Krisis Irak Bisa Bikin Ekonomi RI Ketar-Ketir
KATADATA ? Krisis politik yang terjadi di Irak dikhawatirkan akan mempengaruhi perekonomian Indonesia. Persoalannya, krisis yang berkepanjangan bakal menyebabkan harga minyak mentah dunia melonjak.
Bagi Indonesia, kenaikan harga minyak mentah berarti akan menambah beban impor dan berisiko terhadap anggaran subsidi bahan bakar minyak. ?Kenaikan harga minyak akan berdampak, karena Indonesia sekarang sudah net importer minyak,? kata Aldian Taloputra, ekonom PT Mandiri Sekuritas, saat dihubungi Katadata, Jumat (27/6).
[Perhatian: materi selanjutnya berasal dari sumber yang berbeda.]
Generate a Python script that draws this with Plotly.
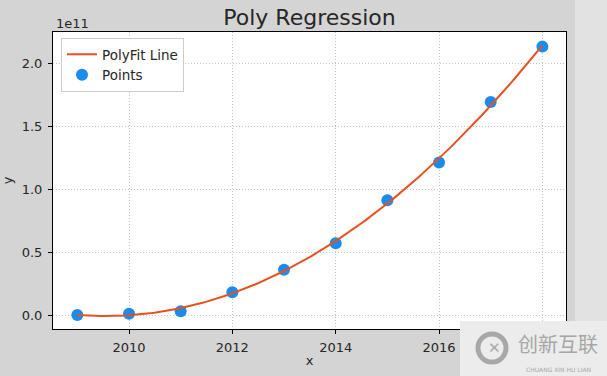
import numpy as np
import plotly.graph_objects as go

# Data
years = [2009, 2010, 2011, 2012, 2013, 2014, 2015, 2016, 2017, 2018]
values = [0.0, 0.01e11, 0.03e11, 0.18e11, 0.36e11, 0.57e11, 0.91e11, 1.21e11, 1.69e11, 2.13e11]
y_tick_vals = [0.0, 0.5e11, 1.0e11, 1.5e11, 2.0e11]
y_tick_text = ["0.0", "0.5", "1.0", "1.5", "2.0"]
x_tick_vals = [2010, 2012, 2014, 2016, 2018]
x_tick_text = ["2010", "2012", "2014", "2016", ""]  # 2018 label hidden under the watermark

# Polynomial (degree 2) fit of the points
xa = np.array(years, dtype=float)
ya = np.array(values, dtype=float)
coef = np.polyfit(xa - 2009, ya, 2)
x_fit = np.linspace(2009, 2018, 200)
y_fit = np.polyval(coef, x_fit - 2009)

W, H = 607, 376
L, R, T, B = 53, 41, 32, 47
PW, PH = W - L - R, H - T - B


def px(x):
    return (x - L) / PW


def py(y):
    return (H - B - y) / PH


fig = go.Figure()
fig.add_trace(go.Scatter(x=years, y=values, mode="markers", name="Points", legendrank=2,
                         marker=dict(color="#1c8cec", size=12, line=dict(width=0))))
fig.add_trace(go.Scatter(x=x_fit, y=y_fit, mode="lines", name="PolyFit Line", legendrank=1,
                         line=dict(color="#e6521f", width=2)))

axis_common = dict(showline=True, mirror=True, linecolor="black", linewidth=1,
                   ticks="outside", ticklen=4, tickcolor="black", automargin=False,
                   showgrid=True, gridcolor="#c4c4c4", griddash="1px,2px", gridwidth=1,
                   zeroline=False, tickfont=dict(size=13, color="#262626"))

fig.update_layout(
    width=W, height=H,
    margin=dict(l=L, r=R, t=T, b=B, autoexpand=False),
    paper_bgcolor="#d4d4d4",
    plot_bgcolor="white",
    font=dict(family="DejaVu Sans", color="#262626"),
    title=dict(text="Poly Regression", x=0.5, xref="paper", xanchor="center",
               y=1 - 17 / H, yanchor="middle", automargin=False,
               font=dict(size=22, color="#262626")),
    xaxis=dict(range=[2008.529, 2018.457], tickvals=x_tick_vals, ticktext=x_tick_text,
               ticklabelstandoff=2,
               title=dict(text="x", font=dict(size=13), standoff=2), **axis_common),
    yaxis=dict(range=[-0.111e11, 2.246e11], tickvals=y_tick_vals, ticktext=y_tick_text,
               ticklabelstandoff=3,
               title=dict(text="y", font=dict(size=13), standoff=6), **axis_common),
    legend=dict(x=px(61), y=py(38), xanchor="left", yanchor="top",
                bgcolor="white", bordercolor="#cccccc", borderwidth=1,
                tracegroupgap=0, itemwidth=30,
                font=dict(size=13.5, color="#262626")),
    showlegend=True,
)

fig.add_annotation(text="1e11", xref="paper", yref="paper", x=px(54), y=py(23), xanchor="left",
                   yanchor="middle", showarrow=False, font=dict(size=13, color="#262626"))

# lighter strip on the right edge of the picture
fig.add_shape(type="rect", xref="paper", yref="paper", x0=px(575), x1=px(W),
              y0=py(H), y1=py(0), fillcolor="#e2e2e2", line=dict(width=0), layer="below")

# watermark box in the lower right corner
fig.add_shape(type="rect", xref="paper", yref="paper", x0=px(460), x1=px(W),
              y0=py(H), y1=py(321), fillcolor="#ececec", line=dict(width=0), layer="above")
fig.add_shape(type="circle", xref="paper", yref="paper", x0=px(478), x1=px(506),
              y0=py(362), y1=py(334), fillcolor="rgba(0,0,0,0)",
              line=dict(color="#a8a8a8", width=5), layer="above")
fig.add_annotation(text="<b>✕</b>", xref="paper", yref="paper", x=px(494), y=py(348),
                   xanchor="center", yanchor="middle",
                   showarrow=False, font=dict(size=15, color="#a8a8a8"))
fig.add_annotation(text="创新互联", xref="paper", yref="paper", x=px(558), y=py(343),
                   xanchor="center", yanchor="middle", borderpad=0,
                   showarrow=False, font=dict(size=20, color="#a6a6a6", family="Noto Sans CJK SC"))
fig.add_annotation(text="CHUANG XIN HU LIAN", xref="paper", yref="paper", x=px(558), y=py(369),
                   xanchor="center", yanchor="middle", borderpad=0,
                   showarrow=False, font=dict(size=6, color="#a6a6a6"))

fig.write_html("out.html", config={"displayModeBar": False},
               post_script="document.body.style.margin='0';document.body.style.overflow='hidden';")
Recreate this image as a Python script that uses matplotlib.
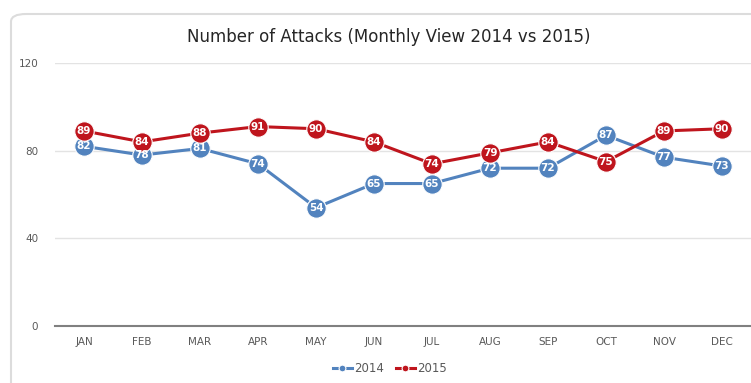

Irak merupakan negara produsen minyak ke-8 terbesar dunia. Per hari produksi minyak Irak mencapai 3,1 juta barel (mbpd) atau 3,4 persen dunia pada 2012. Harga minyak mentah jenis brent pada 19 Juni lalu sempat tembus US$ 115 per barel, level tertinggi dalm sembilan bulan terakhir.
Pemerintah dan DPR memang telah mengubah anggaran subsidi energi sebesar 24 persen menjadi Rp 350,31 triliun dalam APBN-P 2014. Anggaran subsidi ini mencapai 19 persen dari total belanja negara 2014 yang mencapai Rp 1.842,5 triliun. Subsidi tersebut tersebut terdiri dari subsidi BBM, LPG, dan BBN sebesar Rp 246,49 triliun serta subsidi listrik Rp 103,81 triliun.
Namun alokasi subsidi tersebut dikhawatirkan tidak akan mencukupi, apalagi kenaikan harga juga dibarengi dengan melemahnya nilai tukar rupiah terhadap dolar Amerika Serikat (AS). Meskipun kuota subsidi dikunci sebesar 46 juta kiloliter pada tahun ini.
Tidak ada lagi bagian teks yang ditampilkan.